On Thursday (5/9) we held the Cloud2020 event at the Switch SuperNAP. The goal of the event was to discuss and ponder the state of IT infrastructure/cloud in the year 2020. The structure of the event was meant to ensure that there was room for discussion and debate. In this blog I’m specifically calling out the debate created during the “Programmable Infrastructure” panel with Pete Johnson of Profit Bricks, Randy Bias of cloudscaling, Jonathan Murray of Warner Music Group, George Reese of Entratius and moderated by Larry Carvalho.
It was during the Programmable Infrastructure panel that the crowd of Clouderati finally warmed up to the idea that debate was appropriate and expected.
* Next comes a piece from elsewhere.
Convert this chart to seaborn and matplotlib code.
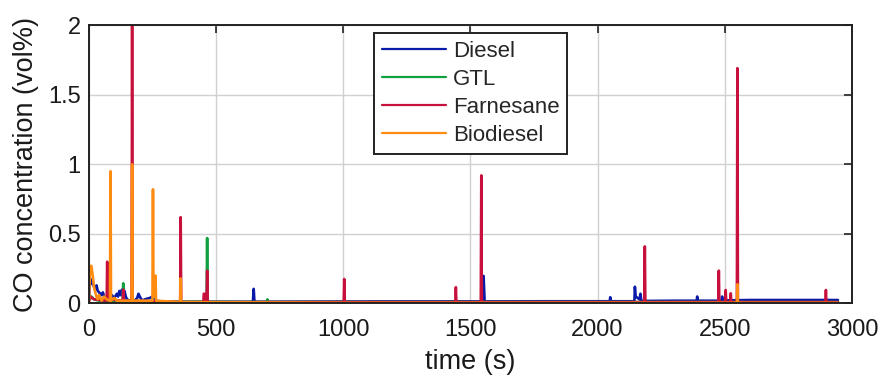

Most of the more boisterous debate was in regards to a comment from Randy Bias. Randy was responding to a question posed to the panel about the future of cloud service providers. Randy stated that he believed we would end up with a duopoly of Amazon and Google. He strongly believes that their existing scale, ecosystems and mindshare mean they will continue to be the dominant cloud forces in the year 2020. To be fair, Randy wasn’t the only one who voiced the belief in a cloud duopoly. However, there were a good percentage of the participants (yours truly included) who commented otherwise.
Why is the Duopoly Bad & Unlikely (I hope) to become real
I’ve written before on GigaOm that a monopoly in the cloud marketplace would be very bad for business and especially innovation. I also state in several places, including Joe Weinman’s book Cloudonomics that the reality of IT infrastructure variation means we’re unlikely at this early stage of cloud infrastructure development to be able to call out a winner. A recent blog by Pete Johnson (also from the above panel), has many good points on this issue as well. However, in this particular case I want to focus on one theme and that is the potentially negative impacts of a duopoly.
I think most of us can agree that IT is becoming an ever greater part of our daily lives and as such more critical to our ability to operate, manage our cost of living and generate opportunities to innovate. Well, if history is to be believed (not all of it is), a duopoly or monopoly and or regulated market in any critical segment of the marketplace is potentially fraught with peril for the buyer. As buyers we have significant experience buying from industries and monopolies that are regulated. We buy products from the banking industry, we fly on airplanes, eat commodities like beef and oranges, we use electricity, and water and so on. However, not all regulated markets have the same barrier to entry that power, water, or railroads do. Imagine trying to run your own power lines or railroad tracks today, cost prohibitive isn’t the word. So while a railroad is regulated as is a bank or an airline, they are not the same thing. You can buy a building, obtain a banking license and open a bank. You can buy a few jets, obtain licensing and routes and start an airline, it’s not so easy to do the same in railroads or power. All regulated industries, not all the same. My concern that cloud might become a duopoly stems from the real potential for a weakening focus on innovation (as competition is removed) and the guaranteed “success” (profit) from being regulated in a duopoly/monopoly market.
Regulated to protect the buyer vs. for guaranteed service survival
In most areas of the country there is no real competition for railroad service to move your cargo. However, you can easily find any one of 20 different banks in a decent sized city. Yes, both are regulated, but not the same situation. In the case of the bank they are regulated (theoretically) to keep from misusing your money and to provide you with some sense of security that your money will be returned when you need it. Not so in the railroad industry. While they too have regulations around safety, etc., their regulations are often established in a way that guarantees a healthy profit (like the power and water delivery markets). If you don’t believe me, I highly recommend you read David Cay Johnson’s book “The Fine Print”, you’ll be angry, but you’ll understand (U.S. market specific).
The Regulated Duopoly and the end of Innovation
I strongly believe that if as suggested the year 2020 brings us a duopoly of cloud providers, we run the real risk of the government recognizing this service as critical infrastructure (I.e., railroad/power delivery). With a duopoly we already carry the possibility that innovation and continued pricing pressure will be a thing of the past, but even worse we could have the lack of innovation and fixed pricing regulated into place by the government. One of the points made by Randy Bias was that the barrier to entry for real competition against Amazon or Google would be the existing scale. Imagine if that barrier to entry is further heightened by regulatory controls.
Guaranteed profit and market position do not equal Innovation
While I tend to disagree with the presumption of the cloud duopoly being a done deal for many reasons, I do fear it’s potential. The good news here is that as stated by several others already we are still in the first inning of the ball game that is cloud infrastructure. I’m very optimistic that some of the innovative smaller players in the market today will grow to become forces for change and further innovation going forward. As only through an open and competitive marketplace can the buyer truly hope to get the best service for their hard earned dollar.